そのことを話すために来日したのが環境保護団体IDISの代表をつとめるチンキィ・ペリーニョさんと、農民支援活動をしているIDEALSの弁護士のアーヴィン・サガリノさんである。水源の保全活動を行ってきたペリーニョさんによると、今日もバナナ農園で農薬の空中散布を続けている企業があるという。空中散布の農薬は農園だけでなく、農園のわきに点在する民家にも降り注ぎ、大きな健康被害をもたらしているという。日本人が食べているきれいなバナナの裏側にフィリピンの農民たちの健康が侵されている実情があるというのだ。さらにそれが水質汚染も引き起こしている。空中散布は地上から散布するよりもはるかに環境に大きな打撃を与えているという。

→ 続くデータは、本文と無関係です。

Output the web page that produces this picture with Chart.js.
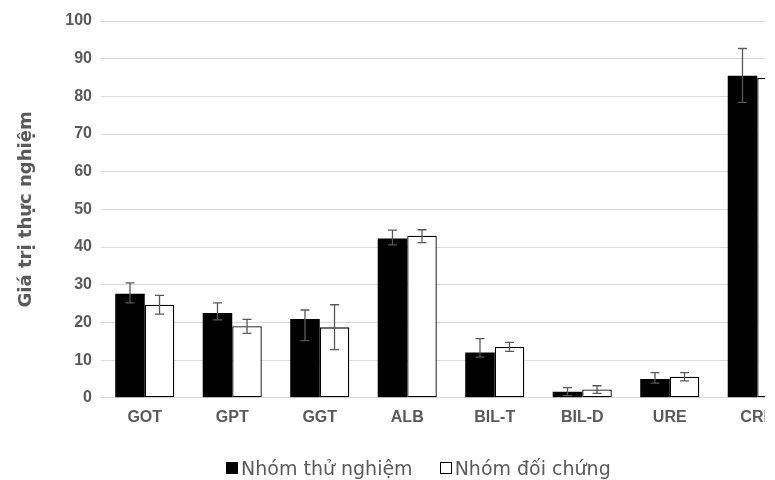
<!DOCTYPE html>
<html>
<head>
<meta charset="utf-8">
<script src="https://cdn.jsdelivr.net/npm/chart.js@4/dist/chart.umd.min.js"></script>
<style>
  html, body { margin: 0; padding: 0; background: #fff; overflow: hidden; }
  #frame { position: relative; width: 765px; height: 480px; overflow: hidden; }
  #wrap { position: absolute; left: 0; top: 0; width: 812px; height: 480px; }
  #legend {
    position: absolute; left: 226px; top: 457px;
    display: flex; align-items: center;
    font-family: 'DejaVu Sans', sans-serif; font-size: 19px; color: #595959;
  }
  .item { display: flex; align-items: center; margin-right: 27px; }
  .box { width: 12px; height: 12px; box-sizing: border-box; margin-right: 3px; }
</style>
</head>
<body>
<div id="frame">
  <div id="wrap"><canvas id="chart"></canvas></div>
  <div id="legend"></div>
</div>
<script>
// Dữ liệu
const categories = ['GOT', 'GPT', 'GGT', 'ALB', 'BIL-T', 'BIL-D', 'URE', 'CRE'];
const experimentValues = [27.6, 22.5, 20.9, 42.3, 12.0, 1.6, 5.0, 85.5];
const controlValues = [24.7, 19.0, 18.7, 43.0, 13.5, 2.2, 5.6, 84.9];
const experimentErrPlus = [2.9, 2.7, 2.4, 2.2, 3.7, 1.1, 1.7, 7.2];
const experimentErrMinus = [2.4, 1.8, 5.7, 1.7, 1.2, 1.0, 1.1, 7.1];
const controlErrPlus = [2.5, 1.8, 6.0, 1.6, 1.2, 1.0, 1.1, 7.0];
const controlErrMinus = [2.5, 1.9, 5.9, 1.8, 1.2, 1.0, 1.1, 7.0];
const yMin = 0;
const yMax = 100;
const yStep = 10;

const GRAY = '#595959';
const GRID = '#d9d9d9';

// Vẽ thanh sai số cho từng cột
const errorBars = {
  id: 'errorBars',
  afterDatasetsDraw(chart) {
    const ctx = chart.ctx;
    const y = chart.scales.y;
    ctx.save();
    ctx.strokeStyle = GRAY;
    ctx.lineWidth = 1.3;
    chart.data.datasets.forEach((ds, i) => {
      const meta = chart.getDatasetMeta(i);
      meta.data.forEach((bar, j) => {
        const v = ds.data[j];
        const top = y.getPixelForValue(v + ds.errPlus[j]);
        const bot = y.getPixelForValue(v - ds.errMinus[j]);
        const x = bar.x;
        ctx.beginPath();
        ctx.moveTo(x, top); ctx.lineTo(x, bot);
        ctx.moveTo(x - 4.5, top); ctx.lineTo(x + 4.5, top);
        ctx.moveTo(x - 4.5, bot); ctx.lineTo(x + 4.5, bot);
        ctx.stroke();
      });
    });
    ctx.restore();
  }
};

const chart = new Chart(document.getElementById('chart'), {
  type: 'bar',
  data: {
    labels: categories,
    datasets: [
      {
        label: 'Nhóm thử nghiệm',
        data: experimentValues,
        errPlus: experimentErrPlus,
        errMinus: experimentErrMinus,
        backgroundColor: '#000000',
        borderColor: '#000000',
        borderWidth: 0,
        categoryPercentage: 0.675,
        barPercentage: 1
      },
      {
        label: 'Nhóm đối chứng',
        data: controlValues,
        errPlus: controlErrPlus,
        errMinus: controlErrMinus,
        backgroundColor: '#ffffff',
        borderColor: '#000000',
        borderWidth: 1.3,
        borderSkipped: false,
        categoryPercentage: 0.675,
        barPercentage: 1
      }
    ]
  },
  options: {
    responsive: true,
    maintainAspectRatio: false,
    animation: false,
    layout: { padding: { left: 12, right: 11, top: 21, bottom: 51 } },
    plugins: {
      legend: { display: false },
      tooltip: { enabled: false }
    },
    scales: {
      x: {
        grid: { display: false },
        border: { display: true, color: GRID, width: 1 },
        ticks: {
          color: GRAY,
          padding: 2,
          font: { family: "'Liberation Sans', Arial, sans-serif", size: 16, weight: 'bold' }
        }
      },
      y: {
        min: yMin,
        max: yMax,
        afterFit(scale) { scale.width = 89; },
        grid: { color: GRID, lineWidth: 1, drawTicks: false },
        border: { display: false },
        ticks: {
          stepSize: yStep,
          color: GRAY,
          padding: 9,
          font: { family: "'Liberation Sans', Arial, sans-serif", size: 16, weight: 'bold' }
        },
        title: {
          display: true,
          text: 'Giá trị thực nghiệm',
          color: GRAY,
          font: { family: "'DejaVu Sans', sans-serif", size: 18, weight: 'bold' }
        }
      }
    }
  },
  plugins: [errorBars]
});

// Chú thích dạng HTML, lấy từ các dataset
const legendEl = document.getElementById('legend');
chart.data.datasets.forEach(ds => {
  const item = document.createElement('div');
  item.className = 'item';
  const box = document.createElement('span');
  box.className = 'box';
  box.style.background = ds.backgroundColor;
  box.style.border = '1px solid ' + ds.borderColor;
  const text = document.createElement('span');
  text.textContent = ds.label;
  item.appendChild(box);
  item.appendChild(text);
  legendEl.appendChild(item);
});
</script>
</body>
</html>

一方、1986年の民衆の力革命のあとに行われた農地改革で農園の労働者たちもこつこつ土地代を払えば自分の農地を持てるようになったはずだった。ところが農民の相談を受けてきたサガリノ弁護士によると、そうして生まれたバナナの契約栽培農家が日本やアメリカなどの大手アグリビジネスと極めて不平等な契約を結ばされていることが多いという。その契約書は農民の多くが読むことができない英文で書かれているという問題もあるが、さらにはアグリビジネスの側が一方的に押し付ける契約になっていて、農民側が希望を入れて修正する余地はないのだそうだ。さらに、一方的に買い手であるアグリビジネス側が契約更新できるようになっているし、一方的に解約できるようにもなっているという。サガリノさんが聞き取りをした地域の1つ、ミンダナオ島のコンポステラバレーでは農民の活動家が殺されたり、不当に逮捕されたりということも起きている。
こうした状況を何とかしようと始まっているのがエシカルバナナ・キャンペーンだ。消費者の側で、バナナがどのように作られているかを理解し、生産者であるミンダナオ島の農民たちを救うには何が必要かを考えよう、という趣旨だそうだ。